Troubleshooting Tips

Ensure your document path is correct and accessible.
Verify that the coordinates and size of the TemplateBarcode match those in your document.
Check for any exceptions thrown by the Parser class, which may indicate issues with file format or accessibility.

Practical Applications

Inventory Management: Automate barcode scanning from inventory PDFs to update stock levels.
Document Verification: Extract and verify QR codes in legal documents for authenticity.
Data Migration: Use barcodes as unique identifiers when migrating data between systems.

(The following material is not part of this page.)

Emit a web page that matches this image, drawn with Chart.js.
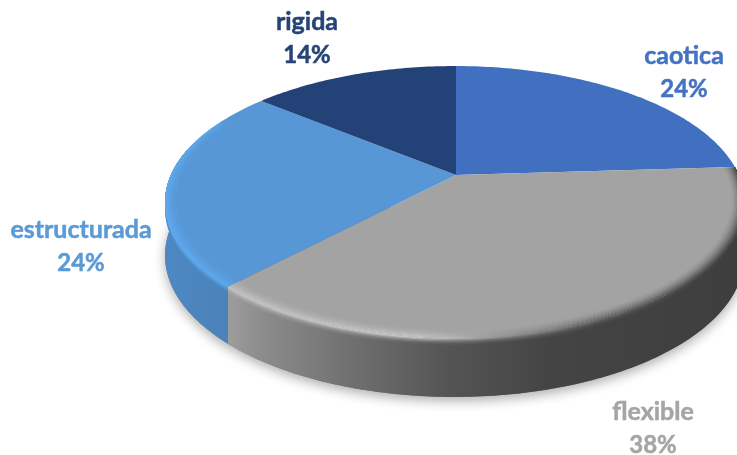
<!DOCTYPE html>
<html>
<head>
<meta charset="utf-8">
<style>
  html, body { margin: 0; padding: 0; background: #fff; }
  canvas { display: block; }
</style>
<script src="https://cdn.jsdelivr.net/npm/chart.js@4"></script>
</head>
<body>
<canvas id="myChart" width="737" height="455"></canvas>
<script>
  const categories = ["caotica", "flexible", "estructurada", "rigida"];
  const shares = [24, 38, 24, 14];
  const colors = ["#4170c0", "#a3a3a3", "#5797d6", "#234278"];
  const labelColors = ["#4472c4", "#a5a5a5", "#5b9bd5", "#264478"];
  const labelPos = [[684, 56], [653, 412], [81, 230], [307, 22]];

  // perspective of the disc: apex, scale and tilt
  const view = { x: 456, y: 175, a: 284, b: 130.6, p: 0.1985, q: 0.004 };

  // wall and rim shading, [x, [r,g,b]]
  const wallStops = [
    [[232, [66, 118, 170]], [300, [80, 140, 200]]],
    [[232, [155, 155, 155]], [262, [140, 140, 140]], [350, [112, 112, 112]], [450, [84, 84, 84]], [550, [68, 68, 68]], [737, [62, 62, 62]]],
    [[165, [78, 136, 194]], [232, [74, 130, 186]]],
    [[0, [35, 66, 120]], [737, [35, 66, 120]]]
  ];
  const rimStops = [
    [[232, [80, 140, 200]], [737, [40, 70, 130]]],
    [[232, [196, 196, 196]], [420, [200, 200, 200]], [500, [150, 150, 150]], [600, [95, 95, 95]], [737, [62, 62, 62]]],
    [[165, [96, 170, 240]], [232, [92, 168, 238]]],
    [[0, [35, 66, 120]], [737, [35, 66, 120]]]
  ];

  function project(angle, r) {
    const u = r * Math.cos(angle), v = r * Math.sin(angle);
    const w = 1 - view.p * v + view.q * u;
    return [view.x + view.a * u / w, view.y + view.b * v / w];
  }
  function depth(angle) {
    return 52 + 7 * Math.sin(angle);
  }
  function rimPath(ctx, a0, a1, fn) {
    const n = Math.max(2, Math.ceil(Math.abs(a1 - a0) * 60));
    for (let i = 0; i <= n; i++) {
      const a = a0 + (a1 - a0) * i / n;
      const pt = fn(a);
      ctx.lineTo(pt[0], pt[1]);
    }
  }
  function band(ctx, a0, a1, fnA, fnB, fill) {
    ctx.beginPath();
    rimPath(ctx, a0, a1, fnA);
    rimPath(ctx, a1, a0, fnB);
    ctx.closePath();
    ctx.fillStyle = fill;
    ctx.fill();
  }
  function mix(c1, c2, t) {
    return c1.map((c, i) => Math.round(c + (c2[i] - c) * t));
  }
  function hexRgb(h) {
    return [1, 3, 5].map(i => parseInt(h.substr(i, 2), 16));
  }
  function colorAt(stops, x) {
    if (x <= stops[0][0]) return stops[0][1];
    for (let i = 1; i < stops.length; i++) {
      if (x <= stops[i][0]) {
        return mix(stops[i - 1][1], stops[i][1], (x - stops[i - 1][0]) / (stops[i][0] - stops[i - 1][0]));
      }
    }
    return stops[stops.length - 1][1];
  }
  function hGrad(ctx, stopsA, stopsB, t) {
    // blend stopsA towards stopsB, both sampled on the stop list of B
    const x0 = stopsB[0][0], x1 = stopsB[stopsB.length - 1][0];
    const g = ctx.createLinearGradient(x0, 0, x1, 0);
    stopsB.forEach(s => {
      const base = Array.isArray(stopsA[0]) ? colorAt(stopsA, s[0]) : stopsA;
      const c = mix(base, s[1], t);
      g.addColorStop((s[0] - x0) / (x1 - x0), "rgb(" + c.join(",") + ")");
    });
    return g;
  }

  const disc3d = {
    id: 'disc3d',
    beforeDatasetsDraw(chart) {
      const ctx = chart.ctx;
      const arcs = chart.getDatasetMeta(0).data;
      const low = a => { const p = project(a, 1); return [p[0], p[1] + depth(a)]; };
      const top = a => project(a, 1);

      // soft shadow under the pie
      ctx.save();
      ctx.shadowColor = "rgba(0,0,0,0.32)";
      ctx.shadowBlur = 12;
      ctx.shadowOffsetY = 4;
      ctx.fillStyle = "#777";
      ctx.beginPath();
      rimPath(ctx, -0.06, Math.PI + 0.2, low);
      ctx.closePath();
      ctx.fill();
      ctx.restore();

      // side wall
      arcs.forEach((arc, i) => {
        const a0 = Math.max(arc.startAngle, -0.06);
        const a1 = Math.min(arc.endAngle, Math.PI + 0.2);
        if (a1 <= a0) return;
        band(ctx, a0, a1, top, low, hGrad(ctx, wallStops[i], wallStops[i], 0));
        // the rim highlight runs a little over the wall
        const n = 6;
        for (let k = n; k > 0; k--) {
          const d = 7 * k / n;
          const lowK = a => { const p = project(a, 1); return [p[0], p[1] + d]; };
          const t = 1 - (k - 1) / n;
          band(ctx, a0, a1, top, lowK, hGrad(ctx, wallStops[i], rimStops[i], t * t));
        }
      });

      // top surface
      arcs.forEach((arc, i) => {
        ctx.beginPath();
        ctx.moveTo(view.x, view.y);
        rimPath(ctx, arc.startAngle, arc.endAngle, top);
        ctx.closePath();
        ctx.fillStyle = colors[i];
        ctx.fill();
      });

      // bevel on the front of the rim
      arcs.forEach((arc, i) => {
        const a0 = Math.max(arc.startAngle, -0.06);
        const a1 = Math.min(arc.endAngle, Math.PI + 0.45);
        if (a1 <= a0) return;
        const n = 10;
        for (let k = 0; k < n; k++) {
          const r0 = 0.955 + 0.045 * k / n;
          const r1 = 0.955 + 0.045 * (k + 1) / n;
          const t = Math.pow((k + 1) / n, 1.6);
          band(ctx, a0, a1, a => project(a, r0), a => project(a, r1),
            hGrad(ctx, hexRgb(colors[i]), rimStops[i], t));
        }
      });

      return false;
    },
    afterDraw(chart) {
      const ctx = chart.ctx;
      ctx.save();
      ctx.textAlign = "center";
      ctx.textBaseline = "middle";
      ctx.lineWidth = 0.5;
      categories.forEach((name, i) => {
        ctx.fillStyle = labelColors[i];
        ctx.strokeStyle = labelColors[i];
        ctx.font = "bold 25px Lato";
        ctx.fillText(name, labelPos[i][0], labelPos[i][1]);
        ctx.strokeText(name, labelPos[i][0], labelPos[i][1]);
        ctx.font = "bold 24px Lato";
        ctx.fillText(shares[i] + "%", labelPos[i][0], labelPos[i][1] + 33);
        ctx.strokeText(shares[i] + "%", labelPos[i][0], labelPos[i][1] + 33);
      });
      ctx.restore();
    }
  };

  const ctx = document.getElementById('myChart').getContext('2d');
  const myChart = new Chart(ctx, {
    type: 'pie',
    data: {
      labels: categories,
      datasets: [{
        data: shares,
        backgroundColor: colors,
        borderWidth: 0
      }]
    },
    options: {
      responsive: false,
      animation: false,
      plugins: {
        legend: { display: false },
        tooltip: { enabled: false }
      }
    },
    plugins: [disc3d]
  });
</script>
</body>
</html>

Performance Considerations

Optimize Resource Usage: Close the Parser instance promptly after use to free resources.
Memory Management: Be mindful of Java’s memory management, especially with large PDFs. Use efficient algorithms and data structures.

Conclusion

Parsing document pages by template using GroupDocs.Parser in Java is a powerful way to automate data extraction from structured documents like PDFs. This tutorial covered setting up your environment, defining templates, and extracting barcode data efficiently. As you become more familiar with these techniques, consider exploring other features of GroupDocs.Parser for even more advanced use cases.

Next Steps

Experiment with different document types and template structures.
Explore the GroupDocs.Parser documentation for additional functionalities like extracting text or images.

FAQ Section

Q: Can I parse barcodes from scanned documents? A: Yes, as long as they’re in PDF format. Ensure that the resolution is high enough to detect the barcode accurately.

Q: How do I handle multiple types of barcodes on a single page? A: Define additional TemplateBarcode instances with their respective coordinates and sizes.

Q: What if my document contains images instead of PDFs? A: GroupDocs.Parser primarily works with text-based documents. Consider converting images to searchable PDFs first.

Q: Is it possible to extract data from encrypted PDFs? A: You may need to decrypt the PDF using additional libraries before parsing.